Background · 2015 · indian-community-school

Indian Community School Anchors Urban Native Education on a 178-Acre Franklin Campus

The Indian Community School, born from the 1971 AIM takeover of the abandoned McKinley Coast Guard Station on Milwaukee's lakefront, moved in 2007 to a $35 million, 178-acre campus in Franklin, about thirteen miles from downtown. The Forest County Potawatomi's twenty-year lease and the gaming revenue that followed funded the move and helped sustain the school. ICS serves about 364 Native students K-8, and every kindergartner commits to daily language instruction in Oneida, Menominee, or Ojibwe — a quiet but radical bet on the next generation.
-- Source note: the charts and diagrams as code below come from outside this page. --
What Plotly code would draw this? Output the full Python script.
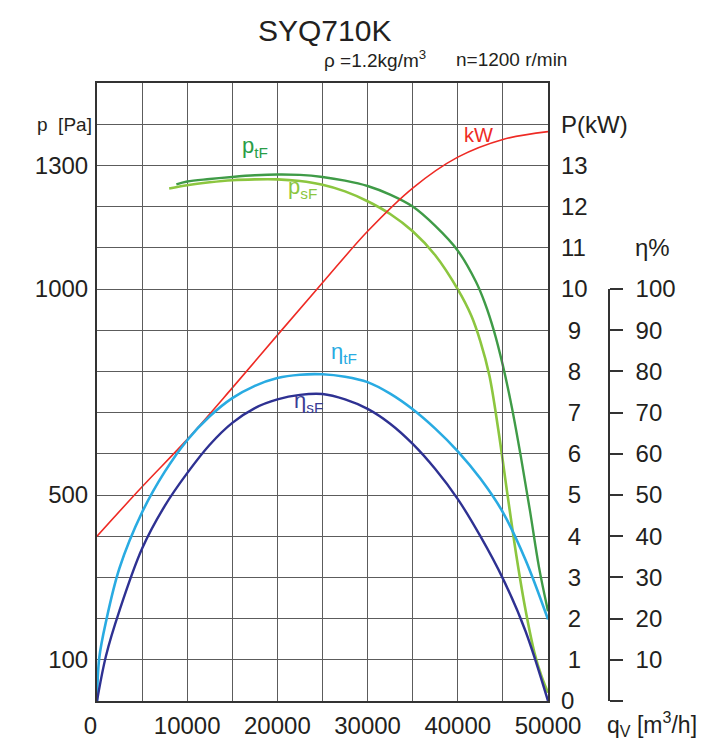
import plotly.graph_objects as go

# ---------------- data ----------------
# Shaft power P [kW]
q_kw = [0, 5000, 10000, 15000, 20000, 25000, 30000, 35000, 40000, 45000, 50000]
kw = [4.0, 5.2, 6.35, 7.6, 8.88, 10.15, 11.4, 12.45, 13.2, 13.63, 13.82]

# Total pressure p_tF [Pa]
q_ptf = [8800, 10000, 12500, 15000, 17500, 20000, 22500, 25000, 27500, 30000, 32500, 35000,
         37500, 40000, 42000, 43000, 44000, 45000, 46000, 47000, 48000, 49000, 50000]
ptf = [1254, 1261, 1267, 1272, 1276, 1278, 1277, 1272, 1263, 1250, 1229, 1200,
       1153, 1093, 1018, 966, 899, 814, 712, 592, 462, 325, 218]

# Static pressure p_sF [Pa]
q_psf = [8000, 10000, 12500, 15000, 17500, 20000, 22500, 25000, 27500, 30000, 32500, 35000,
         37500, 40000, 41500, 42500, 43500, 44500, 45500, 46500, 47500, 48500, 49250, 50000]
psf = [1244, 1252, 1259, 1264, 1266, 1266, 1262, 1253, 1237, 1213, 1182, 1140,
       1082, 999, 935, 873, 790, 657, 502, 352, 222, 117, 62, 20]

# Total efficiency eta_tF [%]
q_etf = [0, 250, 1000, 2500, 5000, 7500, 10000, 12500, 15000, 17500, 20000, 22500, 25000,
         27500, 30000, 32500, 35000, 37500, 40000, 42500, 45000, 47500, 50000]
etf = [0, 10.5, 19.3, 32.3, 45.8, 55.6, 63.3, 69.1, 73.5, 76.5, 78.4, 79.2, 79.3,
       78.7, 77.4, 74.6, 70.8, 66.1, 60.6, 54.0, 45.8, 34.3, 19.8]

# Static efficiency eta_sF [%]
q_esf = [0, 1000, 2500, 5000, 7500, 10000, 12500, 15000, 17500, 20000, 22500, 25000,
         27500, 30000, 32500, 35000, 37500, 40000, 42500, 45000, 47500, 50000]
esf = [0, 11, 22, 37, 47.3, 55.3, 62.2, 67.5, 71.1, 73.2, 74.3, 74.5,
       73.2, 70.9, 67.3, 62.4, 56.3, 49.0, 40.0, 29.7, 17.0, 0]

# tick labels
x_tickvals = [0, 10000, 20000, 30000, 40000, 50000]
x_ticktext = ["0\u00a0\u00a0", "10000", "20000", "30000", "40000", "50000"]
x_minorvals = [5000, 15000, 25000, 35000, 45000]
p_tickvals = [100, 500, 1000, 1300]
p_ticktext = ["100", "500", "1000", "1300"]
kw_tickvals = list(range(0, 15))
kw_ticktext = ["0"] + ["\u00a0" + str(v) for v in range(1, 10)] + ["10", "11", "12", "13", "P(kW)"]
eta_tickvals = list(range(10, 101, 10))
eta_ticktext = [str(v) for v in eta_tickvals]

# ---------------- styling ----------------
FONT = "Liberation Sans, Arial, sans-serif"
TXT = "#231f20"
GRID = "#5c5c5c"
C_RED = "#ee2a24"
C_DG = "#3f9b47"
C_LG = "#8cc63f"
C_LB = "#29abe2"
C_DB = "#2e3192"

W, H = 706, 741
ML, MR, MT, MB = 97, 30, 83, 40
PW = W - ML - MR
PH = H - MT - MB
XEND = 451 / PW


def px2x(px):
    return (px - ML) / PW


def py2y(py):
    return (H - MB - py) / PH


fig = go.Figure()

fig.add_trace(go.Scatter(x=q_kw, y=kw, yaxis="y2", mode="lines",
                         line=dict(color=C_RED, width=1.6, shape="spline", smoothing=1.0),
                         showlegend=False, hoverinfo="skip"))
fig.add_trace(go.Scatter(x=q_ptf, y=ptf, yaxis="y", mode="lines",
                         line=dict(color=C_DG, width=2.4, shape="spline", smoothing=1.0),
                         showlegend=False, hoverinfo="skip"))
fig.add_trace(go.Scatter(x=q_psf, y=psf, yaxis="y", mode="lines",
                         line=dict(color=C_LG, width=2.6, shape="spline", smoothing=1.0),
                         showlegend=False, hoverinfo="skip"))
fig.add_trace(go.Scatter(x=q_etf, y=etf, yaxis="y3", mode="lines",
                         line=dict(color=C_LB, width=2.6, shape="spline", smoothing=1.0),
                         showlegend=False, hoverinfo="skip"))
fig.add_trace(go.Scatter(x=q_esf, y=esf, yaxis="y3", mode="lines",
                         line=dict(color=C_DB, width=2.4, shape="spline", smoothing=1.0),
                         showlegend=False, hoverinfo="skip"))

fig.update_layout(
    width=W, height=H, autosize=False,
    margin=dict(l=ML, r=MR, t=MT, b=MB, pad=0, autoexpand=False),
    paper_bgcolor="white",
    plot_bgcolor="rgba(0,0,0,0)",
    font=dict(family=FONT, color=TXT, size=23),
    showlegend=False,
    xaxis=dict(domain=[0, XEND], range=[0, 50000], tickvals=x_tickvals, ticktext=x_ticktext,
               showgrid=True, gridcolor=GRID, gridwidth=1.3, zeroline=False,
               showline=True, mirror=True, linecolor="#333333", linewidth=2,
               ticks="", tickfont=dict(size=24), ticklabelstandoff=2, automargin=False,
               minor=dict(tickvals=x_minorvals, showgrid=True, gridcolor=GRID, gridwidth=1.3)),
    yaxis=dict(domain=[0, 1], range=[0, 1500], tickvals=p_tickvals, ticktext=p_ticktext,
               showgrid=False, zeroline=False, showline=True, mirror=True,
               linecolor="#333333", linewidth=2, ticks="", tickfont=dict(size=24),
               ticklabelstandoff=2, automargin=False),
    yaxis2=dict(overlaying="y", side="right", anchor="x", range=[0, 15],
                tickvals=kw_tickvals, ticktext=kw_ticktext, showgrid=True, gridcolor=GRID,
                gridwidth=1.3, zeroline=False, showline=False, ticks="",
                tickfont=dict(size=24), ticklabelstandoff=12, automargin=False),
    yaxis3=dict(anchor="free", position=px2x(609), side="right", domain=[0, 10 / 15],
                range=[0, 100], tickvals=eta_tickvals, ticktext=eta_ticktext,
                showgrid=False, zeroline=False, showline=True, linecolor="#333333",
                linewidth=1.5, ticks="outside", ticklen=13, tickwidth=1.5,
                tickcolor="#333333", tickfont=dict(size=24), ticklabelstandoff=8,
                automargin=False,
                minor=dict(tickvals=[0], ticks="outside", ticklen=13, tickwidth=1.5,
                           tickcolor="#333333", showgrid=False)),
)

ann = []
ann.append(dict(text="SYQ710K", xref="paper", yref="paper", x=px2x(324), y=py2y(31),
                xanchor="center", yanchor="middle", showarrow=False, font=dict(size=30)))
ann.append(dict(text="ρ =1.2kg/m<sup>3</sup>", xref="paper", yref="paper", x=px2x(322), y=py2y(59),
                xanchor="left", yanchor="middle", showarrow=False, font=dict(size=19)))
ann.append(dict(text="n=1200 r/min", xref="paper", yref="paper", x=px2x(454), y=py2y(59),
                xanchor="left", yanchor="middle", showarrow=False, font=dict(size=19)))
ann.append(dict(text="p  [Pa]", xref="paper", yref="y", x=0, y=1400, xshift=-3,
                xanchor="right", yanchor="middle", showarrow=False, font=dict(size=19)))
ann.append(dict(text="η%", xref="paper", yref="y2", x=px2x(633), y=11,
                xanchor="left", yanchor="middle", showarrow=False, font=dict(size=24)))
ann.append(dict(text="q<sub>V</sub> [m<sup>3</sup>/h]", xref="paper", yref="paper", x=px2x(605),
                y=py2y(724), xanchor="left", yanchor="middle", showarrow=False, font=dict(size=23)))
# curve labels
ann.append(dict(text="p<sub>tF</sub>", xref="x", yref="y2", x=15900, y=13.45,
                xanchor="left", yanchor="middle", showarrow=False, font=dict(size=22, color="#2a9d48")))
ann.append(dict(text="p<sub>sF</sub>", xref="x", yref="y2", x=20900, y=12.45,
                xanchor="left", yanchor="middle", showarrow=False, font=dict(size=22, color=C_LG)))
ann.append(dict(text="kW", xref="x", yref="y2", x=40500, y=13.75,
                xanchor="left", yanchor="middle", showarrow=False, font=dict(size=20, color=C_RED)))
ann.append(dict(text="η<sub>tF</sub>", xref="x", yref="y2", x=25700, y=8.45,
                xanchor="left", yanchor="middle", showarrow=False, font=dict(size=22, color=C_LB)))
ann.append(dict(text="η<sub>sF</sub>", xref="x", yref="y2", x=21600, y=7.25,
                xanchor="left", yanchor="middle", showarrow=False, font=dict(size=22, color="#3a3d96")))
fig.update_layout(annotations=ann)

fig.write_html("out.html", config={"displayModeBar": False},
               post_script="document.body.style.margin='0px';document.body.style.overflow='hidden';")
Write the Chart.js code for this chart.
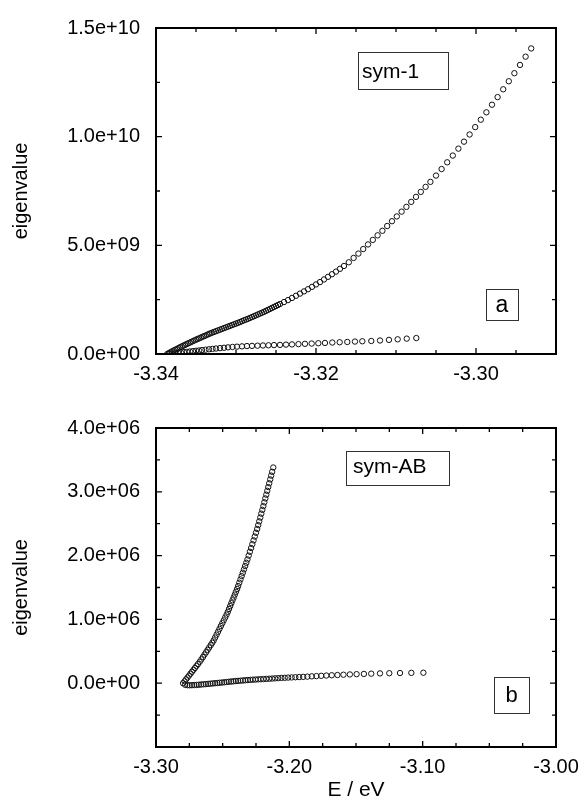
<!DOCTYPE html>
<html>
<head>
<meta charset="utf-8">
<script src="https://cdn.jsdelivr.net/npm/chart.js@4.4.0/dist/chart.umd.min.js"></script>
<style>
  html, body { margin: 0; padding: 0; background: #fff; overflow: hidden; }
  #page { position: relative; width: 581px; height: 803px; overflow: hidden; }
  canvas { position: absolute; left: 0; }
  #chartA { top: 0; }
  #chartB { top: 400px; }
</style>
</head>
<body>
<div id="page">
  <canvas id="chartA" width="620" height="400"></canvas>
  <canvas id="chartB" width="620" height="403"></canvas>
</div>
<script>
// Panel a (sym-1): upper and lower branch, E in eV
const sym1UpperE = [
  -3.3386, -3.3384, -3.3382, -3.3380, -3.3378, -3.3376, -3.3374, -3.3372, -3.3370, -3.3368,
  -3.3366, -3.3364, -3.3362, -3.3360, -3.3358, -3.3356, -3.3354, -3.3352, -3.3350, -3.3348,
  -3.3346, -3.3344, -3.3342, -3.3340, -3.3338, -3.3336, -3.3334, -3.3332, -3.3330,
  -3.33275, -3.3325, -3.33225, -3.3320, -3.33175, -3.3315, -3.33125, -3.3310, -3.33075, -3.3305,
  -3.33025, -3.3300, -3.32975, -3.3295, -3.32925, -3.3290, -3.32875, -3.3285, -3.32825, -3.3280,
  -3.32775, -3.3275, -3.32725, -3.3270, -3.32675, -3.3265, -3.32625, -3.3260, -3.32575, -3.3255,
  -3.32525, -3.3250, -3.32475, -3.3245,
  -3.3240, -3.3235, -3.3230, -3.3225, -3.3220, -3.3215, -3.3210, -3.3205, -3.3200, -3.3195, -3.3190, -3.3185, -3.3180, -3.3175, -3.3170, -3.3165,
  -3.3159, -3.3153, -3.3147, -3.3141, -3.3135, -3.3129, -3.3123, -3.3117, -3.3111, -3.3105, -3.3099, -3.3093, -3.3087, -3.3081, -3.3075, -3.3069, -3.3063, -3.3057,
  -3.3050, -3.3043, -3.3036, -3.3029, -3.3022, -3.3015, -3.3008, -3.3001, -3.2994, -3.2987, -3.2980, -3.2973, -3.2966, -3.2959, -3.2952, -3.2945, -3.2938, -3.2931
];
const sym1UpperEig = [
  0.00e9, 0.04e9, 0.08e9, 0.12e9, 0.16e9, 0.195e9, 0.23e9, 0.27e9, 0.31e9, 0.345e9,
  0.38e9, 0.415e9, 0.45e9, 0.485e9, 0.52e9, 0.555e9, 0.59e9, 0.625e9, 0.66e9, 0.69e9,
  0.72e9, 0.755e9, 0.79e9, 0.82e9, 0.85e9, 0.885e9, 0.92e9, 0.95e9, 0.98e9,
  1.015e9, 1.05e9, 1.085e9, 1.12e9, 1.155e9, 1.19e9, 1.225e9, 1.26e9, 1.295e9, 1.33e9,
  1.365e9, 1.40e9, 1.435e9, 1.47e9, 1.51e9, 1.55e9, 1.585e9, 1.62e9, 1.66e9, 1.70e9,
  1.74e9, 1.78e9, 1.82e9, 1.86e9, 1.90e9, 1.94e9, 1.985e9, 2.03e9, 2.075e9, 2.12e9,
  2.165e9, 2.21e9, 2.255e9, 2.30e9,
  2.39e9, 2.48e9, 2.58e9, 2.68e9, 2.78e9, 2.88e9, 2.98e9, 3.09e9, 3.20e9, 3.31e9, 3.43e9, 3.55e9, 3.67e9, 3.79e9, 3.92e9, 4.05e9,
  4.22e9, 4.42e9, 4.62e9, 4.83e9, 5.04e9, 5.25e9, 5.46e9, 5.67e9, 5.89e9, 6.11e9, 6.33e9, 6.55e9, 6.77e9, 7.00e9, 7.23e9, 7.46e9, 7.69e9, 7.92e9,
  8.21e9, 8.51e9, 8.82e9, 9.13e9, 9.45e9, 9.77e9, 10.10e9, 10.44e9, 10.78e9, 11.12e9, 11.47e9, 11.82e9, 12.18e9, 12.55e9, 12.92e9, 13.30e9, 13.68e9, 14.06e9
];
const sym1LowerE = [
  -3.33838, -3.33800, -3.33763, -3.33725, -3.33688, -3.33650, -3.33613, -3.33575, -3.33538, -3.33500,
  -3.33463, -3.33425, -3.33381, -3.33338, -3.33294, -3.33250, -3.33200, -3.33150, -3.33100, -3.33044,
  -3.32988, -3.32925, -3.32863, -3.32800, -3.32731, -3.32663, -3.32594, -3.32525, -3.32450, -3.32375,
  -3.32300, -3.32219, -3.32138, -3.32054, -3.31971, -3.31888, -3.31796, -3.31704, -3.31609, -3.31513,
  -3.31421, -3.31309, -3.31200, -3.31088, -3.30979, -3.30866, -3.30746
];
const sym1LowerEig = [
  0.009e9, 0.023e9, 0.036e9, 0.054e9, 0.068e9, 0.086e9, 0.099e9, 0.117e9, 0.131e9, 0.149e9,
  0.162e9, 0.180e9, 0.198e9, 0.216e9, 0.234e9, 0.252e9, 0.270e9, 0.288e9, 0.306e9, 0.324e9,
  0.338e9, 0.351e9, 0.365e9, 0.374e9, 0.383e9, 0.392e9, 0.401e9, 0.410e9, 0.419e9, 0.432e9,
  0.441e9, 0.455e9, 0.468e9, 0.482e9, 0.495e9, 0.509e9, 0.527e9, 0.541e9, 0.554e9, 0.572e9,
  0.586e9, 0.599e9, 0.622e9, 0.649e9, 0.676e9, 0.707e9, 0.734e9
];

// Panel b (sym-AB)
const symABUpperE = [
  -3.27970, -3.27859, -3.27747, -3.27636, -3.27524, -3.27413, -3.27302, -3.27190, -3.27079, -3.26968,
  -3.26856, -3.26720, -3.26598, -3.26480, -3.26362, -3.26245, -3.26128, -3.26011, -3.25892, -3.25775,
  -3.25671, -3.25564, -3.25456, -3.25349, -3.25241, -3.25135, -3.25027, -3.24920, -3.24812, -3.24704,
  -3.24610, -3.24523, -3.24436, -3.24350, -3.24262, -3.24176, -3.24089, -3.24002, -3.23916, -3.23840,
  -3.23752, -3.23664, -3.23577, -3.23489, -3.23401, -3.23314, -3.23226, -3.23140, -3.23049, -3.22957,
  -3.22866, -3.22775, -3.22684, -3.22593, -3.22502, -3.22411, -3.22333, -3.22256, -3.22178, -3.22102,
  -3.22024, -3.21947, -3.21874, -3.21801, -3.21728, -3.21654, -3.21580, -3.21508, -3.21434, -3.21361,
  -3.21287, -3.21205
];
const symABUpperEig = [
  0, 0.030e6, 0.060e6, 0.090e6, 0.119e6, 0.149e6, 0.179e6, 0.209e6, 0.239e6, 0.269e6,
  0.299e6, 0.336e6, 0.373e6, 0.410e6, 0.448e6, 0.485e6, 0.522e6, 0.560e6, 0.597e6, 0.634e6,
  0.672e6, 0.716e6, 0.761e6, 0.806e6, 0.851e6, 0.896e6, 0.940e6, 0.985e6, 1.030e6, 1.075e6,
  1.119e6, 1.164e6, 1.209e6, 1.254e6, 1.299e6, 1.343e6, 1.388e6, 1.433e6, 1.478e6, 1.522e6,
  1.575e6, 1.627e6, 1.679e6, 1.731e6, 1.784e6, 1.836e6, 1.888e6, 1.940e6, 2.000e6, 2.060e6,
  2.119e6, 2.179e6, 2.239e6, 2.299e6, 2.358e6, 2.418e6, 2.478e6, 2.537e6, 2.597e6, 2.657e6,
  2.716e6, 2.776e6, 2.836e6, 2.896e6, 2.955e6, 3.015e6, 3.075e6, 3.134e6, 3.194e6, 3.254e6,
  3.313e6, 3.381e6
];
const symABLowerE = [
  -3.27820, -3.27647, -3.27474, -3.27301, -3.27128, -3.26955, -3.26782, -3.26609, -3.26436, -3.26263,
  -3.26090, -3.25917, -3.25744, -3.25571, -3.25398, -3.25226, -3.25053, -3.24880, -3.24707, -3.24534,
  -3.24361, -3.24188, -3.24015, -3.23842, -3.23662, -3.23481, -3.23301, -3.23113, -3.22925, -3.22737,
  -3.22541, -3.22346, -3.22143, -3.21940, -3.21729, -3.21511, -3.21293, -3.21068, -3.20835, -3.20594,
  -3.20346, -3.20090, -3.19827, -3.19549, -3.19263, -3.18962, -3.18647, -3.18316, -3.17970, -3.17609,
  -3.17226, -3.16820, -3.16391, -3.15940, -3.15459, -3.14955, -3.14406, -3.13857, -3.13203, -3.12504,
  -3.11699, -3.10850, -3.09947
];
const symABLowerEig = [
  -23900, -31300, -32800, -31300, -29100, -26900, -23900, -20100, -17200, -14200,
  -10400, -7500, -3700, 0, 3000, 6700, 10400, 14900, 18700, 22400,
  26100, 29900, 33600, 36600, 39600, 42500, 46300, 49300, 52200, 55200,
  57500, 59700, 62700, 64900, 67900, 70100, 73100, 76100, 79100, 82800,
  85100, 88100, 90300, 93300, 96300, 99300, 103000, 107500, 111200, 115700,
  120100, 124600, 128400, 132800, 137300, 141800, 145500, 149300, 153700, 156700,
  159700, 161900, 164200
];

// Labelled (major) ticks
const sym1XMajor = [-3.34, -3.32, -3.30];
const sym1XLabels = ['-3.34', '-3.32', '-3.30'];
const sym1YMajor = [0, 5e9, 1e10, 1.5e10];
const sym1YLabels = ['0.0e+00', '5.0e+09', '1.0e+10', '1.5e+10'];
const symABXMajor = [-3.30, -3.20, -3.10, -3.00];
const symABXLabels = ['-3.30', '-3.20', '-3.10', '-3.00'];
const symABYMajor = [0, 1e6, 2e6, 3e6, 4e6];
const symABYLabels = ['0.0e+00', '1.0e+06', '2.0e+06', '3.0e+06', '4.0e+06'];

const FONT = '"Liberation Sans", Arial, Helvetica, sans-serif';
Chart.defaults.font.family = FONT;
Chart.defaults.color = '#000';

function pickLabel(majors, labels, tol) {
  return function (value) {
    const i = majors.findIndex(m => Math.abs(m - value) < tol);
    return i < 0 ? '' : labels[i];
  };
}

function toPoints(xs, ys) {
  return xs.map((x, i) => ({ x: x, y: ys[i] }));
}

function markerSet(data) {
  return {
    data: data,
    showLine: false,
    pointStyle: 'circle',
    pointRadius: 2.7,
    pointBorderWidth: 1,
    pointBorderColor: '#111',
    pointBackgroundColor: 'rgba(255,255,255,0)',
    borderColor: '#111',
    backgroundColor: 'rgba(255,255,255,0)'
  };
}

// Frame, inward tick marks and the small label boxes
const framePlugin = {
  id: 'frame',
  afterDraw(chart, args, opts) {
    const { ctx, chartArea: a } = chart;
    const xs = chart.scales.x, ys = chart.scales.y;
    ctx.save();
    ctx.strokeStyle = '#000';
    ctx.lineWidth = 1.3;
    ctx.beginPath();
    xs.ticks.forEach(t => {
      const px = xs.getPixelForValue(t.value);
      if (px <= a.left + 1 || px >= a.right - 1) return;
      const len = t.label ? 6 : 4;
      ctx.moveTo(px, a.bottom); ctx.lineTo(px, a.bottom - len);
      ctx.moveTo(px, a.top); ctx.lineTo(px, a.top + len);
    });
    ys.ticks.forEach(t => {
      const py = ys.getPixelForValue(t.value);
      if (py <= a.top + 1 || py >= a.bottom - 1) return;
      const len = t.label ? 6 : 4;
      ctx.moveTo(a.left, py); ctx.lineTo(a.left + len, py);
      ctx.moveTo(a.right, py); ctx.lineTo(a.right - len, py);
    });
    ctx.stroke();
    ctx.lineWidth = 2;
    ctx.strokeRect(a.left, a.top, a.right - a.left, a.bottom - a.top);

    (opts.boxes || []).forEach(b => {
      ctx.fillStyle = '#fff';
      ctx.fillRect(b.x1, b.y1, b.x2 - b.x1, b.y2 - b.y1);
      ctx.lineWidth = 1;
      ctx.strokeStyle = '#333';
      ctx.strokeRect(b.x1 + 0.5, b.y1 + 0.5, b.x2 - b.x1, b.y2 - b.y1);
      ctx.fillStyle = '#000';
      ctx.font = b.size + 'px ' + FONT;
      ctx.textBaseline = 'alphabetic';
      ctx.textAlign = b.center ? 'center' : 'left';
      ctx.fillText(b.text, b.tx, b.ty);
    });
    ctx.restore();
  }
};

function makeChart(id, cfg) {
  return new Chart(document.getElementById(id), {
    type: 'scatter',
    data: { datasets: cfg.datasets },
    options: {
      responsive: false,
      animation: false,
      events: [],
      layout: { padding: cfg.padding },
      plugins: {
        legend: { display: false },
        tooltip: { enabled: false },
        frame: { boxes: cfg.boxes }
      },
      scales: {
        x: {
          type: 'linear',
          min: cfg.xMin,
          max: cfg.xMax,
          afterFit: s => { s.height = cfg.xHeight; },
          grid: { display: false, drawTicks: false },
          border: { display: false },
          ticks: {
            stepSize: cfg.xStep,
            autoSkip: false,
            maxRotation: 0,
            padding: 8,
            font: { size: 20 },
            callback: cfg.xLabel
          },
          title: cfg.xTitle
        },
        y: {
          type: 'linear',
          min: cfg.yMin,
          max: cfg.yMax,
          afterFit: s => { s.width = 156; },
          grid: { display: false, drawTicks: false },
          border: { display: false },
          ticks: {
            stepSize: cfg.yStep,
            autoSkip: false,
            padding: 16,
            font: { size: 20 },
            callback: cfg.yLabel
          },
          title: {
            display: true,
            text: 'eigenvalue',
            font: { size: 20 },
            padding: { top: 9, bottom: 0 }
          }
        }
      }
    },
    plugins: [framePlugin]
  });
}

makeChart('chartA', {
  datasets: [
    markerSet(toPoints(sym1UpperE, sym1UpperEig)),
    markerSet(toPoints(sym1LowerE, sym1LowerEig))
  ],
  padding: { top: 21, right: 64, left: 0, bottom: 0 },
  xMin: -3.34, xMax: -3.29, xStep: 0.005, xHeight: 46,
  xLabel: pickLabel(sym1XMajor, sym1XLabels, 1e-4),
  xTitle: { display: false },
  yMin: 0, yMax: 1.5e10, yStep: 2.5e9,
  yLabel: pickLabel(sym1YMajor, sym1YLabels, 1e7),
  boxes: [
    { x1: 358, y1: 52, x2: 448, y2: 89, text: 'sym-1', tx: 362, ty: 78, size: 21 },
    { x1: 486, y1: 289, x2: 518, y2: 320, text: 'a', tx: 502, ty: 312, size: 23, center: true }
  ]
});

makeChart('chartB', {
  datasets: [
    markerSet(toPoints(symABUpperE, symABUpperEig)),
    markerSet(toPoints(symABLowerE, symABLowerEig))
  ],
  padding: { top: 13, right: 64, left: 0, bottom: 0 },
  xMin: -3.30, xMax: -3.00, xStep: 0.025, xHeight: 56,
  xLabel: pickLabel(symABXMajor, symABXLabels, 1e-4),
  xTitle: { display: true, text: 'E / eV', font: { size: 21 }, padding: { top: 0, bottom: 0 } },
  yMin: -1e6, yMax: 4e6, yStep: 5e5,
  yLabel: pickLabel(symABYMajor, symABYLabels, 1e2),
  boxes: [
    { x1: 346, y1: 51, x2: 449, y2: 85, text: 'sym-AB', tx: 353, ty: 73, size: 21 },
    { x1: 494, y1: 277, x2: 529, y2: 313, text: 'b', tx: 511.5, ty: 302, size: 22, center: true }
  ]
});
</script>
</body>
</html>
Background · 2014 · wisconsin-academy

Patty Loew Builds the Wisconsin Indigenous Bookshelf Across the Decade Between Editions

Patty followed Indian Nations of Wisconsin with Native People of Wisconsin (2003), a social studies text for younger readers, and Seventh Generation Earth Ethics (2014), profiles of twelve Indigenous Wisconsin stewards including Joe Rose, Dot Davids, and Walter Bresette, which won the Midwest Book Award for Culture. Her PBS documentary Way of the Warrior aired nationally in 2007 and 2011, drawing on her grandfather Edward DeNomie's WWI service with the 32nd Red Arrow Division. The decade between INW editions produced the body of work the third edition now sits alongside.

Background · 2008 · national-endowment-for-the-arts

Oneida Hymn Singers of Wisconsin Receive NEA National Heritage Fellowship

The Oneida Hymn Singers of Wisconsin, who have maintained their Oneida-language Christian hymn tradition for nearly nine decades, received a National Endowment for the Arts National Heritage Fellowship in 2008, the highest honor the United States bestows on its folk and traditional artists. The group, ranging in size from a dozen to more than fifty and in age from teens to over eighty, opened the National Museum of the American Indian in 2004 and carries more than one hundred hymns. Most learn the songs phonetically, the language having outlasted speakers.